Adelstein's cash donation has been spent on building materials for the home renovation or other expenses, Fast Wolf said.

More than once, the Fast Wolfs paid people for services that were either not done, or not done correctly, she said. "My husband hates to say 'no' to anybody," Fast Wolf admitted.

"A guy volunteered to hook up our plumbing and stuff, so he came out maybe three times a week. He fiddled here and there - put a piece of pipe here, a piece of pipe there. But I'm not a plumber, so I didn't know. Finally, I told him he was fired," she said.

That "volunteer" cost her more than $200 in gas money, she said.

"People thought that we were rich," she said.

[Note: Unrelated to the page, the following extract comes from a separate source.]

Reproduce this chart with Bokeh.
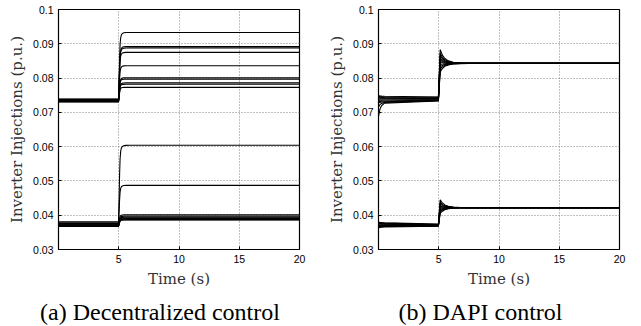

The large family is currently living in a cousin's two-bedroom home, but quarters are cramped.

"The older kids are sleeping on mattresses on the floor," Fast Wolf said.

She hopes to be in the new home within days, but must wait for tribal housing to finish water and sewer lines to the house. A call to the Oglala Sioux Tribal housing department seeking comment was not returned Monday.